Some economic observers deem the current record foreign exchange reserves of Pakistan as unreliable given the billions that will potentially drain out under the head of debt-servicing in the days ahead. “If you see these (foreign exchange) reserves in the background of the country’s liabilities,” said another analyst, Asfar bin Shahid. A.B Shahid said last year Pakistan, reportedly, paid $5.73 billion to service its debts and was due to repay another $3.4 billion to the IMF in January 2012. “Once these payments are made you would end up with a meager $3 billion, as the current 17 billion dollars are inclusive of $3.5 billion that belongs to the (commercial) banks,” he said. On the government’s oft-repeated contention about the healthy inflow of worker remittances that accounted for over $11 billion during 2011, the analyst said that would be adjustable with the trade deficit. “Remittances are not meant for the debt servicing,” he added. Pakistan is scheduled, from 23rd to 25th of this month in the American capital Washington D.C, to sit around the table with the IMF officials to convince the latter on the release of 5th and 6th tranches. The analysts, however, have a pessimistic view of the meeting, saying Islamabad should go for permanent remedial measures at home. “The law and order situation, first of all, must be improved to prevent the ongoing flight of capital from the country.

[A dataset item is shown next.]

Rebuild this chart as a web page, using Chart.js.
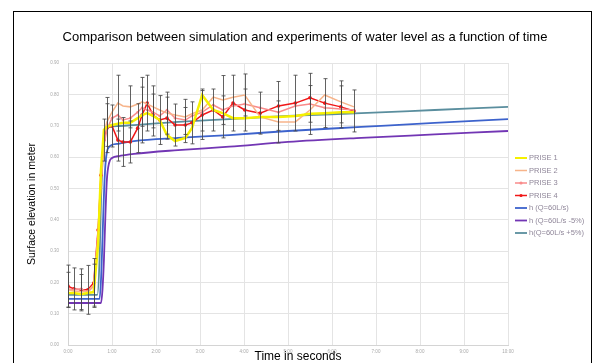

Approximately $31.7 million portfolio investment went out from the stock market during July-August only,” A.B Shahid said. The analyst said the local investors’ confidence must be restored so they could assure the foreign buyers of a timely shipment of their orders.

2 COMMENTS

  1. Attending the Annual Meetings is a routine affair. A nice time to enjoy the sights of Washington DC. Of course they will take the opportunity to talk shop on the side-lines. But Pakistan does not have a program to offer the IMF unless they do and are keeping it secret. Another IMF program, after the poor implementation of the previous one is likely to be very tough. It could entail several PRIOR ACTIONS which are to be taken even before the program goes to the Executive Board for discussion and approval.

  2. For more
    God know they just cant be happy with 18 billion US $
    More loan, more demands 4rm IMF
    More price hikes in energy sector
    More Inflation, they will not stop untill ppl get come out on street !!